All Virtex-5 LXT FPGA devices have an endpoint block to implement PCIe functionality. This hard IP endpoint block allows easy expansion from x1 to x2 and x4 or x8 with minimal effort by simply reconfiguring. This block (x1, x4, and x8 links) has passed rigorous PCI-SIG compatibility and interoperability testing, allowing users to use it with confidence for PCIe.

In addition, all Virtex-5 LXT FPGA devices are equipped with a Tri-Mode Ethernet Media Access Controller (TEMAC) that can reach speeds of 10/100/1,000Mbps. This module provides dedicated Ethernet functions, and combined with the Virtex-5 LXT RocketIO transceiver and SelectIO technology, it can easily connect you to many network devices.

With these two modules for PCIe and Ethernet, a range of custom packet processing and networking products can be created that significantly reduce resource utilization and power consumption. By using these various resources available in Xilinx FPGAs, intelligent solutions can be easily created and deployed.

Let's look at some system design examples that leverage SRIO and DSP technology.

SRIO Embedded System Applications

Consider building an embedded system around a CPU based on the x86 architecture. The CPU architecture is highly optimized to easily handle applications that require number crunching. You can easily implement algorithms in hardware and software that use CPU resources to perform functions such as email, database management, and word processing that do not require a lot of multiplications. Performance is measured in millions or billions of instructions/operations per second, while efficiency is measured in the time/cycles required to complete a specific operation.

High-performance applications that require a lot of fixed-point and floating-point operations take a long time to process data. Examples include signal filtering, fast Fourier transforms, vector multiplication and searching, image/video analysis and format conversion, and simple number processing algorithms. High-end signal processing architectures implemented in DSPs can easily perform these tasks and optimize such operations. The performance of these DSPs is measured in terms of how many multiplications and accumulations are performed per second.

You can easily design an embedded system using CPU and DSP to take advantage of both processing technologies. Figure 6 shows an example of a system using FPGA, CPU, and DSP architecture.

The primary data interconnect in high-end DSPs is SRIO. The primary data interconnect in x86 CPUs is PCIe.
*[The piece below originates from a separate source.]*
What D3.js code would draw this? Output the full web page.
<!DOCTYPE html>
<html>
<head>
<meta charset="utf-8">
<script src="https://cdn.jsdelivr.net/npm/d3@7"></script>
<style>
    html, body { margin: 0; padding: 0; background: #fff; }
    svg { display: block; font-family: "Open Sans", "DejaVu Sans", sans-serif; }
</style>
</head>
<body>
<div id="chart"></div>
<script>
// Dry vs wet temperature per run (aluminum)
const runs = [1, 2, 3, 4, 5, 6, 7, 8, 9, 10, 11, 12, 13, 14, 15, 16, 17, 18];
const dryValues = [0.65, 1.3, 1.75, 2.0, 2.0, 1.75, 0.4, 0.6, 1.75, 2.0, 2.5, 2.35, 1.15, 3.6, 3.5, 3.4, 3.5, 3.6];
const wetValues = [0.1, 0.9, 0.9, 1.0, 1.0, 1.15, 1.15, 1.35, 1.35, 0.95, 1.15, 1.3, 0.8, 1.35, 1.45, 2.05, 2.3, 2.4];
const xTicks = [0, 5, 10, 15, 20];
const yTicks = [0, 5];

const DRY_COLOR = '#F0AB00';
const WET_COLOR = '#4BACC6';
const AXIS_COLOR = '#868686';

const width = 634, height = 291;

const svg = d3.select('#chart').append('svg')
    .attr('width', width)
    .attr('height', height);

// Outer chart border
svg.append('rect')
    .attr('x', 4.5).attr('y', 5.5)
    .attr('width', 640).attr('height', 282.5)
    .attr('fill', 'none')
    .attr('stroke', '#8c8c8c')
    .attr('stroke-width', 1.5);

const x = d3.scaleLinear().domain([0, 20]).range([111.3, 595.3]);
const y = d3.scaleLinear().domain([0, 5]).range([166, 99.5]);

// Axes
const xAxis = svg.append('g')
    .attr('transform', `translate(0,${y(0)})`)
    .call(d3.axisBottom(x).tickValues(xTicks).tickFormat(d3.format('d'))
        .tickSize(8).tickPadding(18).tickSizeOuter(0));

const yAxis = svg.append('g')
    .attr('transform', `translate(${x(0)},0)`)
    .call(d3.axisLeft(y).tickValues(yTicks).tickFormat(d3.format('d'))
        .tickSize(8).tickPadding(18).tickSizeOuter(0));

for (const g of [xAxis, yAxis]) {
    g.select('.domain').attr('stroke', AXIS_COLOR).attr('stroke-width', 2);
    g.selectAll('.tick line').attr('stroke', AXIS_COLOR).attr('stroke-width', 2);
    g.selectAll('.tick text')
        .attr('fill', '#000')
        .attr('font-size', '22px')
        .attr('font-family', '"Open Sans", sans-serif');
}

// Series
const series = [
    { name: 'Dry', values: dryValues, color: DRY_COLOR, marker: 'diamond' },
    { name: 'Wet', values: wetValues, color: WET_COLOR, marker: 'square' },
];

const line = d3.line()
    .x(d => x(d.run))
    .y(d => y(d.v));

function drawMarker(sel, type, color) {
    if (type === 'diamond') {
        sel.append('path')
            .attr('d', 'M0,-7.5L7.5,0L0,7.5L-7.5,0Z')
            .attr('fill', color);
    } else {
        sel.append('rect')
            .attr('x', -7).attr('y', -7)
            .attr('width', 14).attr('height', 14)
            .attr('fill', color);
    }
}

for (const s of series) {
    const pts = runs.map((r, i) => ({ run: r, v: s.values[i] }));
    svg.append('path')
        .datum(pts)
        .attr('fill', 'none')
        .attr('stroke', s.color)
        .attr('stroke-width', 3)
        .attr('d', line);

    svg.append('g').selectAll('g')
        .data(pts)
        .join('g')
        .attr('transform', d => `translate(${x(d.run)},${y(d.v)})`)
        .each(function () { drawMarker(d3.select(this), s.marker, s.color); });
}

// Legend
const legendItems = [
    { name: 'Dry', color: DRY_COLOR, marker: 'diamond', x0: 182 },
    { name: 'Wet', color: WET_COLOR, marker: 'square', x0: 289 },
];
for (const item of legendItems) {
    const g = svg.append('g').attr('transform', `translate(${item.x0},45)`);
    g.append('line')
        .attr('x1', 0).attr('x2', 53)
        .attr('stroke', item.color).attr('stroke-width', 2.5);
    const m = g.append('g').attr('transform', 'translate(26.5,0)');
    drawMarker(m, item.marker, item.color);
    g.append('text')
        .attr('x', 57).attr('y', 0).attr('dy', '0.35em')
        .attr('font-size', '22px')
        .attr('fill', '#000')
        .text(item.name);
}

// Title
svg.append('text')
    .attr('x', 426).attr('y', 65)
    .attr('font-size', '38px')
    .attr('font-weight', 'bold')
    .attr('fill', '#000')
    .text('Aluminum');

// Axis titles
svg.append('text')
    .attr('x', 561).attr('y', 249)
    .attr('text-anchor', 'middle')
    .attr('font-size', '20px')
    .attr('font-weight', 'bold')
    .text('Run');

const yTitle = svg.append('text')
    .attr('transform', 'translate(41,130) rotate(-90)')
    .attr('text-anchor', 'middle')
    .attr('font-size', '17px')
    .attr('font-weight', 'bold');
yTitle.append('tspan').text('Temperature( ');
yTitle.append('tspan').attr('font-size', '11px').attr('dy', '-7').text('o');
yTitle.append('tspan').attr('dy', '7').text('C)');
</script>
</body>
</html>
As shown in Figure 6, you can easily deploy FPGAs to scale DSP applications or bridge discrete data interconnect standards such as PCIe and SRIO.
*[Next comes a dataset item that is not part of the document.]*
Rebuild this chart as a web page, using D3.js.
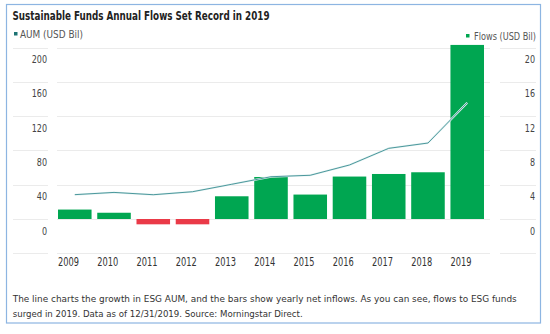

In the system shown in Figure 6, the PCIe system is hosted by the root complex chipset. The SRIO system is hosted by the DSP. The 32/64-bit PCIe address space (base address) can be intelligently mapped to the 34/66-bit SRIO address space (base address). PCIe applications can communicate with the root complex through memory or I/O reads and writes. These transactions are easily mapped to the SRIO space through NRead/NWrite/SWrite.
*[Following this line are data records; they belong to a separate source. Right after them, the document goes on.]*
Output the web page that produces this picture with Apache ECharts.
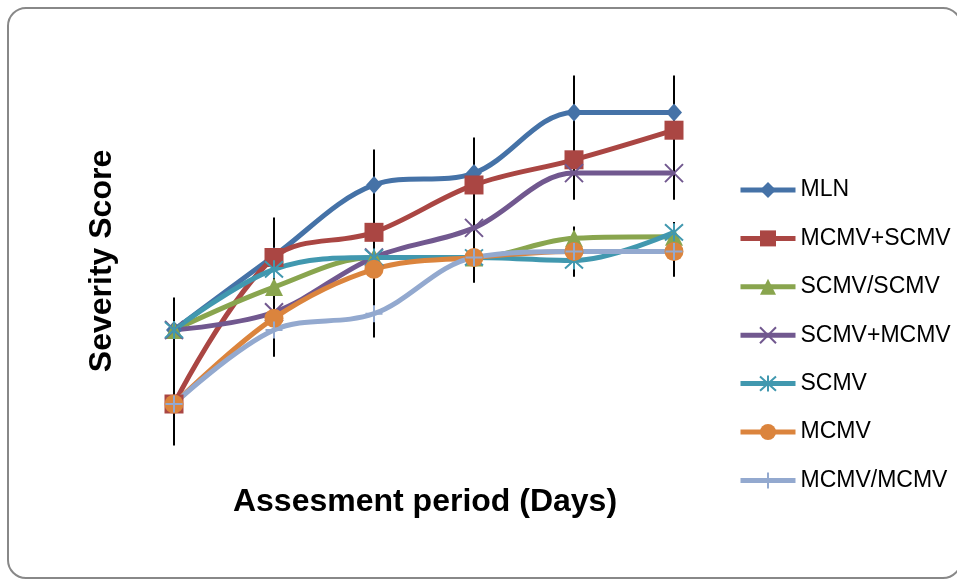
<!DOCTYPE html>
<html>
<head>
<meta charset="utf-8">
<script src="https://cdn.jsdelivr.net/npm/echarts@6/dist/echarts.min.js"></script>
<style>
html,body{margin:0;padding:0;background:#fff;}
#c{width:957px;height:579px;}
</style>
</head>
<body>
<div id="c"></div>
<script>
// Assessment points (no tick labels shown in the original)
const categories = ['1', '2', '3', '4', '5', '6'];

const seriesNames = ['MLN', 'MCMV+SCMV', 'SCMV/SCMV', 'SCMV+MCMV', 'SCMV', 'MCMV', 'MCMV/MCMV'];
const MLN        = [1.50, 2.00, 2.48, 2.56, 2.97, 2.97];
const MCMV_SCMV  = [1.00, 1.99, 2.16, 2.48, 2.65, 2.85];
const SCMV_SCMV  = [1.50, 1.79, 1.99, 1.99, 2.12, 2.13];
const SCMV_MCMV  = [1.50, 1.62, 1.99, 2.19, 2.56, 2.56];
const SCMV       = [1.50, 1.91, 1.99, 1.99, 1.97, 2.16];
const MCMV       = [1.00, 1.58, 1.91, 1.99, 2.03, 2.03];
const MCMV_MCMV  = [1.00, 1.50, 1.61, 1.99, 2.03, 2.03];
const seriesValues = [MLN, MCMV_SCMV, SCMV_SCMV, SCMV_MCMV, SCMV, MCMV, MCMV_MCMV];

// Error bar segments: [category index, low, high]
const errorBars = [
  [0, 0.72, 1.72],
  [1, 1.32, 2.26],
  [2, 1.45, 2.72],
  [3, 1.82, 2.80],
  [4, 2.38, 3.22],
  [4, 1.86, 2.20],
  [5, 2.38, 3.22],
  [5, 1.86, 2.23]
];

const colors = ['#4572A7', '#AA4643', '#89A54E', '#71588F', '#4198AF', '#DB843D', '#93A9CF'];
const symbols = [
  'diamond', 'rect', 'triangle',
  'path://M1,1L19,19M19,1L1,19',
  'path://M10,0L10,20M1,1L19,19M19,1L1,19',
  'circle',
  'path://M10,0L10,20M0,10L20,10'
];
const symbolSizes = [[16, 18], 19, 18, 18, 18, 19, 17];
const stroked = [false, false, false, true, true, false, true];

const chart = echarts.init(document.getElementById('c'));

const lineSeries = seriesNames.map((name, i) => ({
  name: name,
  type: 'line',
  data: seriesValues[i],
  smooth: 0.35,
  symbol: symbols[i],
  symbolSize: symbolSizes[i],
  showSymbol: true,
  z: 3,
  lineStyle: { color: colors[i], width: 5 },
  itemStyle: stroked[i]
    ? { color: colors[i], borderColor: colors[i], borderWidth: 2 }
    : { color: colors[i] },
  emphasis: { disabled: true }
}));

const errSeries = {
  name: 'err',
  type: 'custom',
  z: 1,
  silent: true,
  data: errorBars,
  renderItem: function (params, api) {
    const p1 = api.coord([api.value(0), api.value(1)]);
    const p2 = api.coord([api.value(0), api.value(2)]);
    return {
      type: 'line',
      shape: { x1: p1[0], y1: p1[1], x2: p2[0], y2: p2[1] },
      style: { stroke: '#000', lineWidth: 2 }
    };
  }
};

chart.setOption({
  animation: false,
  backgroundColor: '#fff',
  grid: { left: 124, right: 233, top: 34, bottom: 101 },
  xAxis: {
    type: 'category',
    data: categories,
    boundaryGap: true,
    show: false
  },
  yAxis: {
    type: 'value',
    min: 0.5,
    max: 3.5,
    show: false
  },
  legend: {
    data: seriesNames,
    orient: 'vertical',
    left: 733,
    top: 172,
    itemWidth: 55,
    itemHeight: 20,
    itemGap: 22.4,
    lineStyle: { width: 5 },
    textStyle: { fontFamily: 'Liberation Sans', fontSize: 23, color: '#000', lineHeight: 26 },
    selectedMode: false
  },
  graphic: [
    {
      type: 'rect',
      shape: { x: 8, y: 8, width: 953, height: 570, r: 18 },
      style: { fill: 'none', stroke: '#888', lineWidth: 2 },
      silent: true
    },
    {
      type: 'text',
      x: 102, y: 261,
      rotation: Math.PI / 2,
      style: {
        text: 'Severity Score',
        font: 'bold 32px "Liberation Sans"',
        fill: '#000',
        align: 'center',
        verticalAlign: 'middle'
      }
    },
    {
      type: 'text',
      x: 425, y: 502,
      style: {
        text: 'Assesment period (Days)',
        font: 'bold 32px "Liberation Sans"',
        fill: '#000',
        align: 'center',
        verticalAlign: 'middle'
      }
    }
  ],
  series: [errSeries].concat(lineSeries)
});
</script>
</body>
</html>
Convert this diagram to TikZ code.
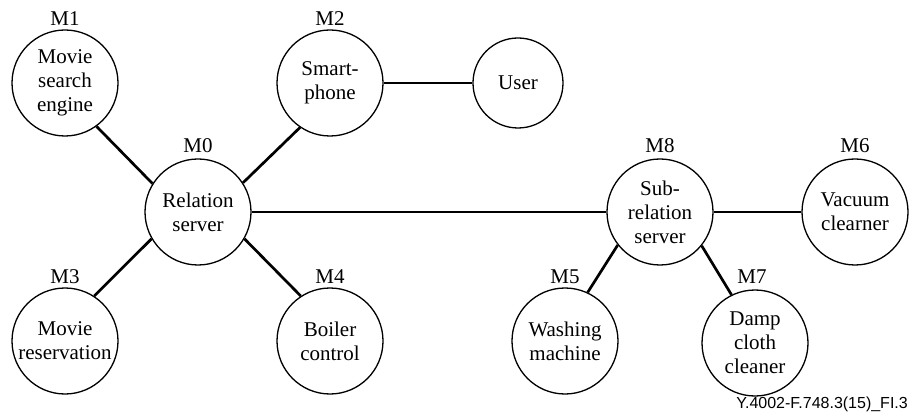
\documentclass[tikz,border=0pt]{standalone}
\usepackage{fontspec}
\setmainfont{Liberation Serif}
\newfontfamily\footfont{Liberation Sans}
\begin{document}
\begin{tikzpicture}[x=1pt,y=-1pt,
  unit/.style={circle, draw, line width=1.3pt, minimum size=106pt, inner sep=0pt,
    align=center, font=\fontsize{21}{24}\selectfont},
  tag/.style={inner sep=0pt, font=\fontsize{21}{24}\selectfont},
  link/.style={line width=2.7pt}]
\useasboundingbox (0,0) rectangle (909,419);

% modules
\node[unit] (m1) at (65,83) {Movie\\search\\engine};
\node[unit] (m2) at (330,83) {Smart-\\phone};
\node[unit, minimum size=90pt] (user) at (518,83) {User};
\node[unit] (m0) at (198,212) {Relation\\server};
\node[unit] (m8) at (660,212) {Sub-\\relation\\server};
\node[unit] (m6) at (855,212) {Vacuum\\clearner};
\node[unit] (m3) at (65,341) {Movie\\reservation};
\node[unit] (m4) at (330,341) {Boiler\\control};
\node[unit] (m5) at (565,341) {Washing\\machine};
\node[unit] (m7) at (755,343) {Damp\\cloth\\cleaner};

% module tags
\node[tag] (t1) at (65,19) {M1};
\node[tag] (t2) at (330,19) {M2};
\node[tag] (t0) at (198,146) {M0};
\node[tag] (t8) at (660,146) {M8};
\node[tag] (t6) at (855,146) {M6};
\node[tag] (t3) at (65,277) {M3};
\node[tag] (t4) at (330,277) {M4};
\node[tag] (t5) at (565,277) {M5};
\node[tag] (t7) at (752,277) {M7};

% relations
\draw[link] (m1.-54) -- (m0.148);
\draw[link] (m2.-124) -- (m0.33);
\draw[link] (m0.210) -- (m3.57);
\draw[link] (m0.-30) -- (m4.123);
\draw[link] (m2) -- (user);
\draw[link] (m0) -- (m8);
\draw[link] (m8) -- (m6);
\draw[link] (m8.-142) -- (m5.65);
\draw[link] (m8.-39) -- (m7.116);

% figure number
\node[anchor=base east, inner sep=0pt, font=\footfont\fontsize{16}{19}\selectfont]
  (fig) at (908,408) {Y.4002-F.748.3(15)\_FI.3};
\end{tikzpicture}
\end{document}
Designing such a bridge function in a Xilinx FPGA is simple because the back-end interfaces of these Xilinx endpoint function blocks, PCIe and SRIO are very similar. Thus, the “packet queue” block performs the task of crossing from PCIe to SRIO or vice versa, thus establishing a packet flow that can traverse both protocol domains.

SRIO DSP System Application

In applications where DSP processing is the primary architectural requirement, the system architecture can be designed as shown in Figure 7.

Virtex-5 FPGA-based DSP processing combined with other DSP devices in the system can form an intelligent co-processing solution. If SRIO is used as the data interconnect, the entire DSP system solution can be easily expanded. Such solutions can adapt to future developments and changes, provide extensibility, and are supported by multiple form factors. In DSP-intensive applications, fast digital analysis or data processing can be achieved by offloading the corresponding processing tasks to the x86 architecture. Using Virtex-5 FPGA, PCIe subsystems and SRIO architectures can be easily connected to achieve efficient function offloading.

SRIO baseband system application

Existing 3G networks are maturing at a rapid pace, and OEMs are deploying new form factors to alleviate specific capacity and coverage issues. To address these specific issues and evaluate market trends, an FPGA-based DSP architecture is an ideal choice that uses SRIO as a data plane standard. In addition, early DSP systems can be quickly upgraded to a fast, low-power FPGA DSP architecture to gain scalability benefits.

As shown in the system in Figure 8, you can design the Virtex-5 FPGA to handle the existing line-rate processing requirements for antenna traffic and also provide connectivity to other system resources via SRIO. The SRIO endpoint capabilities available to the Virtex-5 FPGA make it easy to migrate existing legacy DSP applications that have inherently slow parallel connections.

Conclusion

SRIO is emerging in a large number of new applications, mainly centered on DSPs in wired and wireless applications. The main advantages of implementing SRIO architecture in Xilinx devices include:
1. Availability of the entire SRIO endpoint solution;
2. Flexibility and scalability to facilitate different levels of products using the same hardware and software architecture;
3. Low power consumption achieved through new GTP transceivers and 65nm technology;
4. Easy configuration through the CORE Generator software GUI tool;
5. Proven hardware interoperability with industry-leading vendors to support SRIO connections on their devices;
6. System integration achieved through the use of integrated I/O modules such as PCIe and TEMAC, thereby reducing overall system cost.

In addition, the DSP resources of Virtex-5 FPGA can meet the requirements of existing early DSP systems in terms of power consumption, performance and bandwidth. More advantages are also reflected in system integration, such as Ethernet MAC functional modules, endpoint modules for PCIe, processor IP modules, storage elements and controllers, etc. In addition, since the exhaustive list of IP cores supports multiple source integration in FPGA, the overall system cost can be greatly saved.